The equality impact assessment accompanying the consultation response also concedes that, even after this whole exercise, the MoJ have no real idea about the scale of the problem, or how far it is a problem. They estimate between “200 to 2100 criminal squatting cases in residential property” per annum. That is a broad range, equating to ‘dunno’.
The equality impact assessment notes that, on the basis of the reports prepared for Crisis and others, the proposal would impact disproportionately on the young and the disabled. But, well, tough.
Rather touchingly, the Magistrates Association were particularly concerned about Girl Guides stranded on mountains in bad weather and sought to ensure that any proposals wouldn’t criminalise them for sheltering in a building without permission. The Mags were right to be concerned as the MoJ acknowledge at page 37 that Girl Guides sheltering in a residential building will indeed be caught. Perhaps optimistically, the MoJ hopes that the property owner wouldn’t make a complaint in such circumstances, as the MoJ wasn’t willing to entertain a ‘reasonable excuse’ exemption. That certainly has the smack of the 18th Century, criminalising storm tossed children seeking shelter on the mountainside.
But as so often these days, Deterrence is the sole rationale.
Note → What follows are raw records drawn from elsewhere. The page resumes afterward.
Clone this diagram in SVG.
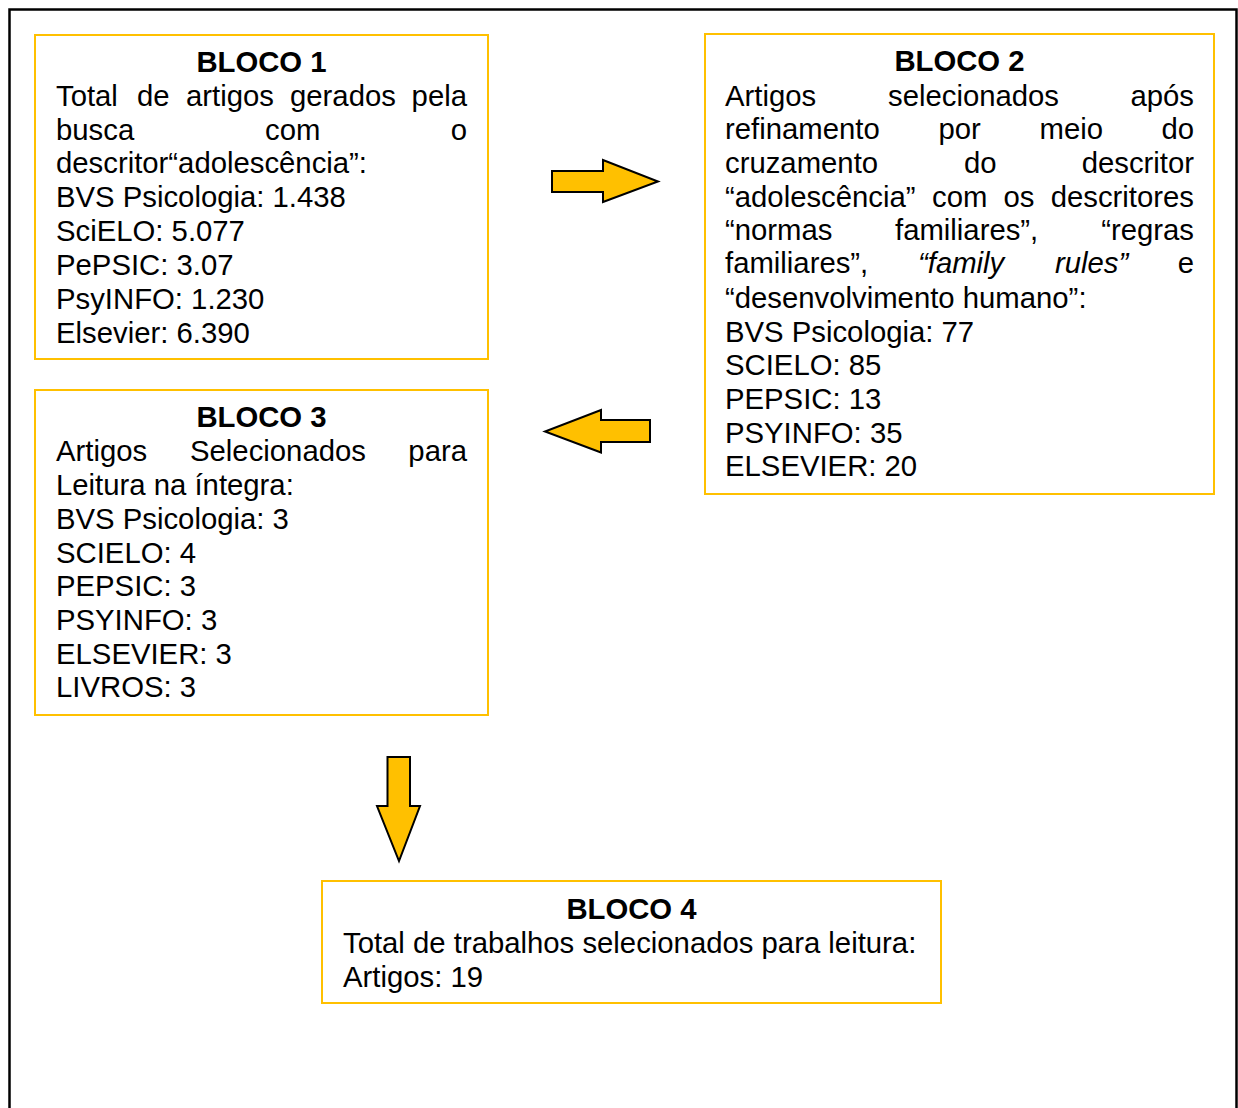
<svg xmlns="http://www.w3.org/2000/svg" width="1238" height="1108" viewBox="0 0 1238 1108">
<style>
.box{fill:#fff;stroke:#FFC000;stroke-width:2}
text{font-family:"Liberation Sans",Arial,sans-serif;font-size:29.3px;fill:#000}
.t{font-weight:bold;text-anchor:middle}
.e{text-anchor:end}
.i{font-style:italic}
.arr{fill:#FFC000;stroke:#000;stroke-width:2;stroke-linejoin:miter}
</style>
<rect x="0" y="0" width="1238" height="1108" fill="#fff"/>
<rect x="9.5" y="9.5" width="1227" height="1115" fill="none" stroke="#000" stroke-width="2.5"/>
<g id="bloco1">
<rect class="box" x="35" y="35" width="453" height="324"/>
<text class="t" x="261.5" y="72">BLOCO 1</text>
<text y="106"><tspan x="56">Total</tspan><tspan x="137">de</tspan><tspan x="186">artigos</tspan><tspan x="290">gerados</tspan><tspan x="467" class="e">pela</tspan></text>
<text y="140"><tspan x="56">busca</tspan><tspan x="265">com</tspan><tspan x="467" class="e">o</tspan></text>
<text x="56" y="173">descritor“adolescência”:</text>
<text x="56" y="207">BVS Psicologia: 1.438</text>
<text x="56" y="241">SciELO: 5.077</text>
<text x="56" y="275">PePSIC: 3.07</text>
<text x="56" y="309">PsyINFO: 1.230</text>
<text x="56" y="343">Elsevier: 6.390</text>
</g>
<g id="bloco2">
<rect class="box" x="705" y="34" width="509" height="460"/>
<text class="t" x="959.5" y="71">BLOCO 2</text>
<text y="106"><tspan x="725">Artigos</tspan><tspan x="888">selecionados</tspan><tspan x="1194" class="e">após</tspan></text>
<text y="139"><tspan x="725">refinamento</tspan><tspan x="938.5">por</tspan><tspan x="1039.5">meio</tspan><tspan x="1194" class="e">do</tspan></text>
<text y="173"><tspan x="725">cruzamento</tspan><tspan x="964">do</tspan><tspan x="1194" class="e">descritor</tspan></text>
<text y="207"><tspan x="725">“adolescência”</tspan><tspan x="932">com</tspan><tspan x="1003.5">os</tspan><tspan x="1194" class="e">descritores</tspan></text>
<text y="240"><tspan x="725">“normas</tspan><tspan x="895">familiares”,</tspan><tspan x="1194" class="e">“regras</tspan></text>
<text y="273"><tspan x="725">familiares”,</tspan><tspan x="918" class="i">“family</tspan><tspan x="1055" class="i">rules”</tspan><tspan x="1194" class="e">e</tspan></text>
<text x="725" y="308">“desenvolvimento humano”:</text>
<text x="725" y="342">BVS Psicologia: 77</text>
<text x="725" y="375">SCIELO: 85</text>
<text x="725" y="409">PEPSIC: 13</text>
<text x="725" y="443">PSYINFO: 35</text>
<text x="725" y="476">ELSEVIER: 20</text>
</g>
<g id="bloco3">
<rect class="box" x="35" y="390" width="453" height="325"/>
<text class="t" x="261.5" y="427">BLOCO 3</text>
<text y="461"><tspan x="56">Artigos</tspan><tspan x="190">Selecionados</tspan><tspan x="467" class="e">para</tspan></text>
<text x="56" y="495">Leitura na íntegra:</text>
<text x="56" y="529">BVS Psicologia: 3</text>
<text x="56" y="563">SCIELO: 4</text>
<text x="56" y="596">PEPSIC: 3</text>
<text x="56" y="630">PSYINFO: 3</text>
<text x="56" y="664">ELSEVIER: 3</text>
<text x="56" y="697">LIVROS: 3</text>
</g>
<g id="bloco4">
<rect class="box" x="322" y="881" width="619" height="122"/>
<text class="t" x="631.5" y="919">BLOCO 4</text>
<text x="343" y="953">Total de trabalhos selecionados para leitura:</text>
<text x="343" y="987">Artigos: 19</text>
</g>
<g id="connectors">
<polygon class="arr" points="552,171 603,171 603,160 658,181.5 603,202 603,192 552,192"/>
<polygon class="arr" points="650,420 601,420 601,410 545,431.5 601,452.5 601,442 650,442"/>
<polygon class="arr" points="387.5,757 410,757 410,806 420,806 399,861 377,806 387.5,806"/>
</g>
</svg>
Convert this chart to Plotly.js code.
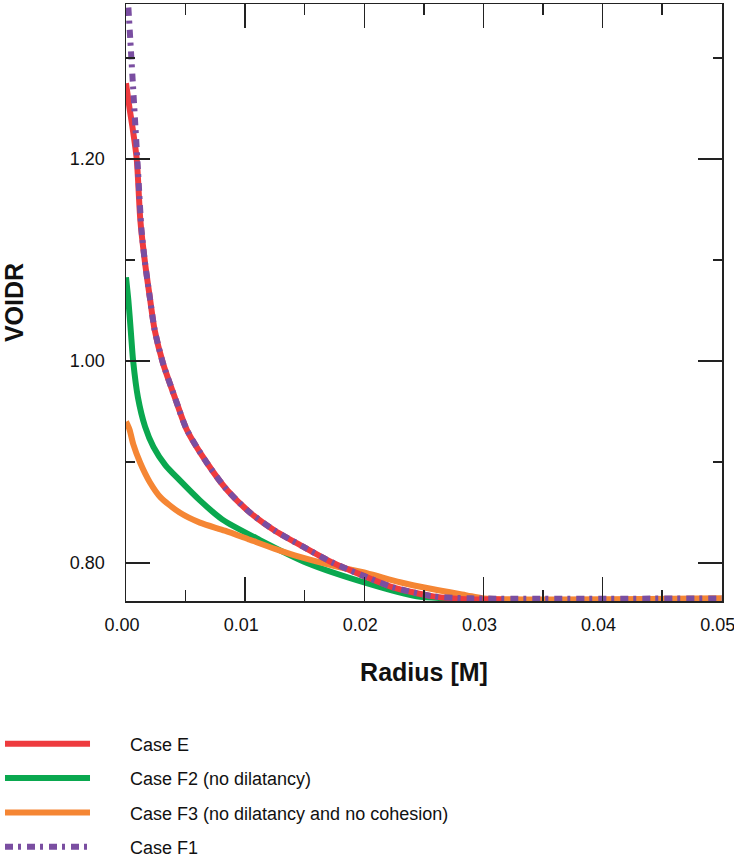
<!DOCTYPE html>
<html>
<head>
<meta charset="utf-8">
<script src="https://cdn.plot.ly/plotly-3.0.1.min.js"></script>
<style>html,body{margin:0;padding:0;background:#fff;}#chart{width:734px;height:861px;}</style>
</head>
<body>
<div id="chart"></div>
<script>
// Case E (red)
const caseE_x = [0, 0.0003, 0.0005, 0.0009, 0.0012, 0.0016, 0.0020, 0.0024, 0.0031, 0.0041, 0.0051, 0.0068, 0.0085, 0.0104, 0.0125, 0.0149, 0.0174, 0.0200, 0.0224, 0.0258, 0.0290, 0.0316];
const caseE_y = [1.275, 1.250, 1.235, 1.200, 1.140, 1.097, 1.063, 1.031, 0.998, 0.964, 0.932, 0.899, 0.872, 0.850, 0.832, 0.816, 0.800, 0.787, 0.776, 0.767, 0.764, 0.764];
// Case F2 (green)
const caseF2_x = [0, 0.0002, 0.0004, 0.0006, 0.0010, 0.0016, 0.0023, 0.0033, 0.0045, 0.0062, 0.0081, 0.0112, 0.0152, 0.0202, 0.0244, 0.0270, 0.0290];
const caseF2_y = [1.083, 1.060, 1.030, 1.000, 0.964, 0.935, 0.915, 0.897, 0.882, 0.862, 0.843, 0.823, 0.800, 0.780, 0.767, 0.765, 0.764];
// Case F3 (orange)
const caseF3_x = [0, 0.0003, 0.0006, 0.0012, 0.0020, 0.0029, 0.0045, 0.0062, 0.0083, 0.0104, 0.0125, 0.0146, 0.0175, 0.0202, 0.0230, 0.0258, 0.0286, 0.0300, 0.0500];
const caseF3_y = [0.940, 0.932, 0.918, 0.899, 0.880, 0.865, 0.850, 0.840, 0.832, 0.823, 0.814, 0.806, 0.797, 0.790, 0.781, 0.774, 0.768, 0.765, 0.765];
// Case F1 (purple, dotted)
const caseF1_x = [0.0002, 0.0004, 0.0006, 0.0008, 0.0010, 0.0013, 0.0016, 0.0020, 0.0024, 0.0031, 0.0041, 0.0051, 0.0068, 0.0085, 0.0104, 0.0125, 0.0149, 0.0174, 0.0200, 0.0224, 0.0258, 0.0290, 0.0500];
const caseF1_y = [1.350, 1.310, 1.270, 1.230, 1.190, 1.130, 1.097, 1.063, 1.031, 0.998, 0.964, 0.932, 0.899, 0.872, 0.850, 0.832, 0.816, 0.800, 0.787, 0.776, 0.767, 0.765, 0.765];

const names = ["Case E", "Case F2 (no dilatancy)", "Case F3 (no dilatancy and no cohesion)", "Case F1"];
const colors = ["#ee3b3e", "#0aa84f", "#f58634", "#7a4ea1"];

const xTickVals = [0, 0.01, 0.02, 0.03, 0.04, 0.05];
const xTickText = ["0.00", "0.01", "0.02", "0.03", "0.04", "0.05"];
const yTickVals = [0.80, 1.00, 1.20];
const yTickText = ["0.80", "1.00", "1.20"];

const FONT = 'Liberation Sans, Arial, sans-serif';
const PAD = '\u00a0'.repeat(7);

function tr(x, y, i, rank, dash, leg) {
  return {
    x: x, y: y, type: 'scatter', mode: 'lines', name: PAD + names[i],
    legend: leg || 'legend',
    legendgroup: 'g' + i, legendrank: rank,
    line: {color: colors[i], width: 6, dash: dash || 'solid', shape: 'spline', smoothing: 0.7},
    hoverinfo: 'skip'
  };
}

const data = [
  tr(caseF2_x, caseF2_y, 1, 2),
  tr(caseF3_x, caseF3_y, 2, 3),
  tr(caseE_x, caseE_y, 0, 1),
  tr(caseF1_x, caseF1_y, 3, 4, '8px,5px,3px,6px', 'legend2')
];

const axisCommon = {
  showline: true, mirror: 'ticks', linecolor: '#222', linewidth: 1.5,
  ticks: 'inside', ticklen: 24, tickwidth: 1.5, tickcolor: '#222',
  showgrid: false, zeroline: false, automargin: false,
  ticklabeloverflow: 'allow',
  tickfont: {family: FONT, size: 18, color: '#111'}
};

const legendCommon = {
  xanchor: 'left', yanchor: 'top', orientation: 'v',
  itemwidth: 85, tracegroupgap: 8,
  font: {family: FONT, size: 18, color: '#111'},
  bgcolor: 'rgba(0,0,0,0)', borderwidth: 0
};

const layout = {
  width: 734, height: 861,
  margin: {l: 126, r: 12, t: 4, b: 260, autoexpand: false},
  paper_bgcolor: '#fff', plot_bgcolor: '#fff',
  showlegend: true,
  xaxis: Object.assign({}, axisCommon, {
    range: [0, 0.05002], tickvals: xTickVals, ticktext: xTickText,
    ticklabelstandoff: 7, ticklabelshift: -4,
    minor: {dtick: 0.005, ticklen: 11, tickwidth: 1.5, tickcolor: '#222', ticks: 'inside', showgrid: false},
    title: {text: '<b>Radius [M]</b>', standoff: 29, font: {family: FONT, size: 25, color: '#111'}}
  }),
  yaxis: Object.assign({}, axisCommon, {
    range: [0.7624, 1.3535], tickvals: yTickVals, ticktext: yTickText,
    ticklabelstandoff: 16,
    minor: {dtick: 0.1, tick0: 0.8, ticklen: 9, tickwidth: 1.5, tickcolor: '#222', ticks: 'inside', showgrid: false},
    title: {text: '<b>VOIDR</b>', standoff: 58, font: {family: FONT, size: 25, color: '#111'}}
  }),
  legend: Object.assign({}, legendCommon, {x: -0.2114, y: -0.2085}),
  legend2: Object.assign({}, legendCommon, {x: -0.2114, y: -0.381})
};

Plotly.newPlot('chart', data, layout, {displayModeBar: false, staticPlot: true});
</script>
</body>
</html>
The fact that deterrence relies on enforcement, and there is nothing that suggests this would be enforced any more vigorously than s.7 CLA 1977, appears to have escaped our lawmakers. Concerns that a large proportion of squatters are homeless, that there is a shortage of housing and that there are some 700,000 properties left vacant in England are countered with:
Through the Homelessness Ministerial Working Group, the Department for Communities and Local Government, Ministry of Justice and Home Office will work together to ensure that any local enforcement against squatting is carried out in partnership with local homelessness services to mitigate against an associated increase in rough sleeping.
The Government wants to increase the number of empty homes that are brought back into use as a sustainable way of increasing the overall supply of housing, and to reduce the perception of neglect that can blight neighbourhoods. Reducing the number of empty homes will also help to reduce incidence of squatting. That is why we have announced £100m capital funding within the Affordable Homes programme to tackle problematic empty homes – that is properties that are likely to remain empty without extra direct financial assistance from government. This programme will deliver at least 3,300 affordable homes by March 2015, as well as engaging local communities in dealing with empty homes in their area.
So, 3,300 homes by 2015 – if that comes off. If the upper estimate of 2100 cases per year is right, that is 6300 people homeless by 2015. A shortfall of 3,000. Not, of course, counting the existing waiting millions.
Oh and there will be a housing strategy shortly.
Maybe something more 19th Century might be appropriate to finish with. Doré, perhaps. After all, Network Rail did want squatting to railway viaduct arches criminalised in its response to the consultation.